Pumarosa / The Cluny, Newcastle | 30th of November

Pumarosa / The Cluny, Newcastle | 30th of November

Alternative band Pumarosa ignited our hearts at The Cluny as the Northern stop for the tour of their debut album, The Witch.

The venue was absolutely packed, and with good reason. Starting at 9:30, the band gave a short but satisfying set. Following more or less the chronological order of songs in their album to give a whole, rounded performance. From a slightly melancholic warm-up that is the song Dragonfly, the crowd had little preparation for the full-throttle track to follow, Honey. This didn’t faze the audience however, the packed venue bounced with each chord double-tap and each ride hit. And just like that, Pumarosa demonstrated what they’re about- an emotive yet technologically controlled sound, powered by eclectic lyrics.

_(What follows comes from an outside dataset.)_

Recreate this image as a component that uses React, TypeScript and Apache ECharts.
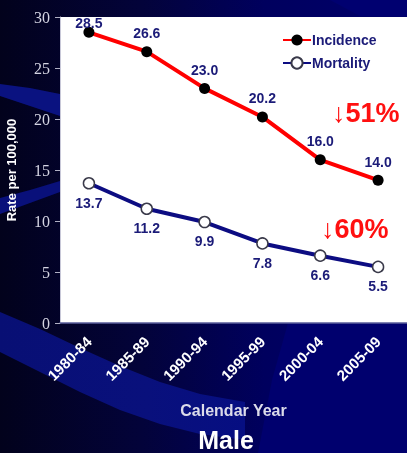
import React, { useEffect, useRef } from "react";
import * as echarts from "echarts";

const periods = ["1980-84", "1985-89", "1990-94", "1995-99", "2000-04", "2005-09"];
const incidence = [28.5, 26.6, 23.0, 20.2, 16.0, 14.0];
const mortality = [13.7, 11.2, 9.9, 7.8, 6.6, 5.5];
const yTicks = { min: 0, max: 30, interval: 5 };
const incidenceDrop = "51%";
const mortalityDrop = "60%";

const W = 407;
const H = 453;
const NAVY_TEXT = "#1b1b78";
const SANS = "'Liberation Sans', Arial, sans-serif";

export default function App() {
  const ref = useRef<HTMLDivElement>(null);

  useEffect(() => {
    if (!ref.current) return;
    const chart = echarts.init(ref.current, null, { renderer: "svg" });

    const labelText = {
      color: NAVY_TEXT,
      fontFamily: SANS,
      fontWeight: "bold" as const,
      fontSize: 14,
      formatter: (p: any) => Number(p.value).toFixed(1),
    };

    const incidenceData = incidence.map((v, i) =>
      i === 0 ? { value: v, label: { distance: -3 } } : v
    );

    const dropText = (pct: string, x: number, y: number) => ({
      type: "text",
      x,
      y,
      z: 20,
      style: {
        text: `{a|↓}{b|${pct}}`,
        verticalAlign: "middle",
        fill: "#ff1010",
        rich: {
          a: { fontFamily: SANS, fontSize: 27, fill: "#ff1010", fontWeight: "normal" },
          b: { fontFamily: SANS, fontSize: 27, fill: "#ff1010", fontWeight: "bold" },
        },
      },
    });

    chart.setOption({
      animation: false,
      graphic: [
        {
          type: "rect",
          z: -20,
          silent: true,
          shape: { x: 0, y: 0, width: W, height: H },
          style: {
            fill: new echarts.graphic.LinearGradient(0, 0, 1, 0, [
              { offset: 0, color: "#02021c" },
              { offset: 0.35, color: "#03033a" },
              { offset: 0.65, color: "#00005e" },
              { offset: 1, color: "#00006c" },
            ]),
          },
        },
        {
          type: "polygon",
          z: -15,
          silent: true,
          shape: {
            points: [[288, 323], [272, 380], [258, 453], [407, 453], [407, 323]],
          },
          style: { fill: "#00006e" },
        },
        {
          type: "polygon",
          z: -15,
          silent: true,
          shape: {
            points: [[0, 84], [30, 88], [60, 94], [60, 116], [30, 106], [0, 96]],
          },
          style: { fill: "#0a1280" },
        },
        {
          type: "polygon",
          z: -15,
          silent: true,
          shape: {
            points: [[0, 198], [30, 190], [60, 181], [60, 192], [30, 203], [0, 214]],
          },
          style: { fill: "#09107a" },
        },
        {
          type: "polygon",
          z: -15,
          silent: true,
          shape: {
            points: [
              [0, 312], [40, 329], [80, 348], [120, 366], [160, 382], [200, 394], [245, 402],
              [245, 440], [200, 434], [160, 424], [120, 410], [80, 392], [40, 372], [0, 352],
            ],
          },
          style: {
            fill: new echarts.graphic.LinearGradient(0, 0, 1, 0, [
              { offset: 0, color: "#080f74" },
              { offset: 0.6, color: "#09107c" },
              { offset: 1, color: "#060e82" },
            ]),
          },
        },
        {
          type: "polygon",
          z: -15,
          silent: true,
          shape: {
            points: [[330, 0], [407, 0], [407, 16], [360, 16]],
          },
          style: { fill: "#000070" },
        },
        dropText(incidenceDrop, 332, 113),
        dropText(mortalityDrop, 321, 229),
        {
          type: "text",
          x: 226,
          y: 440,
          z: 20,
          style: {
            text: "Male",
            fontFamily: SANS,
            fontWeight: "bold",
            fontSize: 25,
            fill: "#ffffff",
            align: "center",
            verticalAlign: "middle",
          },
        },
      ],
      grid: {
        left: 60,
        right: 0,
        top: 17,
        bottom: H - 323,
        show: true,
        backgroundColor: "#ffffff",
        borderWidth: 0,
        containLabel: false,
        outerBoundsMode: "none",
      },
      legend: {
        orient: "vertical",
        left: 282,
        top: 33,
        itemWidth: 28,
        itemHeight: 14,
        itemGap: 9,
        padding: 0,
        data: ["Incidence", "Mortality"],
        textStyle: {
          color: NAVY_TEXT,
          fontFamily: SANS,
          fontWeight: "bold",
          fontSize: 14,
          padding: [0, 0, 0, -4],
        },
      },
      xAxis: {
        type: "category",
        data: periods,
        boundaryGap: true,
        name: "Calendar Year",
        nameLocation: "middle",
        nameGap: 79,
        nameTextStyle: {
          color: "#dcdcea",
          fontFamily: SANS,
          fontWeight: "bold",
          fontSize: 16,
          verticalAlign: "top",
        },
        axisLine: { show: true, lineStyle: { color: "#5a5e9a", width: 1.5 } },
        axisTick: { show: false },
        axisLabel: {
          rotate: 45,
          margin: 16,
          color: "#ffffff",
          fontFamily: SANS,
          fontWeight: "bold",
          fontSize: 15,
          interval: 0,
        },
      },
      yAxis: {
        type: "value",
        min: yTicks.min,
        max: yTicks.max,
        interval: yTicks.interval,
        name: "Rate per 100,000",
        nameLocation: "middle",
        nameGap: 42,
        nameTextStyle: {
          color: "#ffffff",
          fontFamily: SANS,
          fontWeight: "bold",
          fontSize: 13,
        },
        splitLine: { show: false },
        axisLine: { show: true, lineStyle: { color: "#c8c8d8", width: 1 } },
        axisTick: { show: true, length: 5, lineStyle: { color: "#b0b0c4" } },
        axisLabel: {
          margin: 10,
          color: "#d4d4e2",
          fontFamily: "'Liberation Serif', 'Times New Roman', serif",
          fontSize: 16,
        },
      },
      series: [
        {
          name: "Incidence",
          type: "line",
          data: incidenceData,
          symbol: "circle",
          symbolSize: 11,
          z: 3,
          lineStyle: { color: "#ff0000", width: 4 },
          itemStyle: { color: "#000000", borderColor: "#000000", borderWidth: 0 },
          label: { show: true, position: "top", distance: 6, ...labelText },
        },
        {
          name: "Mortality",
          type: "line",
          data: mortality,
          symbol: "circle",
          symbolSize: 11,
          z: 3,
          lineStyle: { color: "#0c0c82", width: 4 },
          itemStyle: { color: "#ffffff", borderColor: "#3a3a4a", borderWidth: 1.5 },
          label: { show: true, position: "bottom", distance: 6, ...labelText },
        },
      ],
    });

    return () => chart.dispose();
  }, []);

  return (
    <div
      ref={ref}
      style={{ position: "fixed", left: 0, top: 0, width: W, height: H }}
    />
  );
}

Next up was the title track, an ambient other-worldly exploration that easily could’ve been sampled from a science fiction movie. An epic electronic current of sound, Pumarosa really let their craftsmanship shine with the subtleties of their rhythm sections juxtaposed with various atmospheric effects pedals, and of course lead singer Isabel Munoz-Newsome’s stirring vocal delivery. Although the London five-piece were demonstrative of each member’s individual talent in their own right, Isabel was very much the staple of the night. Her interaction with the audience was constant and natural, not to mention very well-received. Her stage presence was reflective of; and added to; the unique climate crafted through their sound. She was engaging and at times enchanting, all the while being full of emotion-fuelled commitment. She remained very happy and humble however, as did all members when on and off stage.

Deviating a little from the pattern, they next played Barefoot– a clean and palatable track with an upbeat rhythm section and Isabel’s bewitching vocal. When it got to crowd-favourite Priestess however, both the floor and the balcony flourished with excitement. From the apprehension extended by the atmospheric verses exploded the chorus, and with it a lot of pint-spilling among the crowd on the floor. This simple three-chord section could easily cement the track as a modern new-age anthem, and even from my awkward seating due the sheer volume of people I couldn’t help but feel a little excitement myself.

Pumarosa really did Priestess justice and then some, the song is ignited through their live performance. Recovering from which were tracks such as Red and Lion’s Den, staying true to the album’s alluring quality, whilst also throwing in the funkier aspects to their unique sound.

As the night drew to a close and the band started saying their goodbyes, the fired- up crowd barely let Pumarosa step off stage before starting the encore chant. To the current and undoubtedly also new fans’ delight, they swiftly happily obliged, and returned to do a punk cover. And so, the pint-spilling recommenced and the crowd got that satisfactory last bash about to end the night.

Overall, Pumarosa put on a thorough show that could easily be enjoyed across various genres of music lover. Their sound has many instances of light and shade, power and subtlety, and a spacey quality totally unique to themselves. They had quite a task on their hands with how well the album was produced, yet they gave their songs new leases of life and ejected something totally new and evoking in each. I highly recommend seeing Pumarosa for their sheer ability to better great writing with great performance.